I created a new calculated field. Then, use 1 of 4 SCRIPT built-in functions in Tableau. I know that the returned data type is a string, so I use SCRIPT_STR in this case. The syntax is:
SCRIPT_function (
"return tabpy.query( ' <unique_identified_name> ' , _arg1, ... ,[_argn] ") ['response']
, aggregate_function( <field_1> ), ..., aggregate_function<field_n>
)
Then, click on OK. In Fig. 14, I dragged that calculated field in the same Rows with Sub-Category. It capitalized all characters in the string for me.
I recommend reading the TabPy documentation page. There are many Python scripts that you can apply (ANOVA, tTest, PCA, Sentiment Analysis). You can access that page here.
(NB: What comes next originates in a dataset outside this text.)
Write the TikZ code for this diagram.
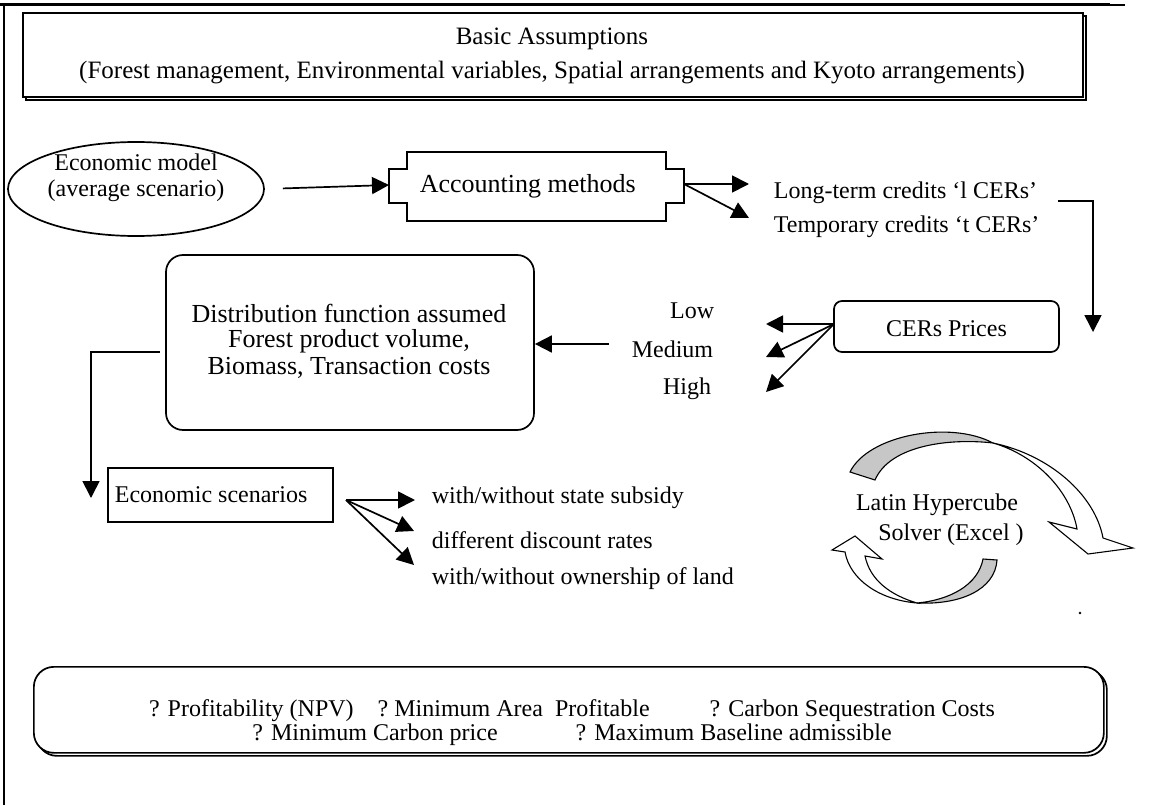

At this point, I shared all 3 ways to apply the Python script in Tableau Desktop. Each way has pros and cons, so I summarized all points from my perspective in a table. From this table, I hope you will decide which option is good for you to solve the problem.
If you are planning or working on complex problems and need to apply Python script to solve them, I hope this blog is useful.
Thank you for reading and see you in the next blog!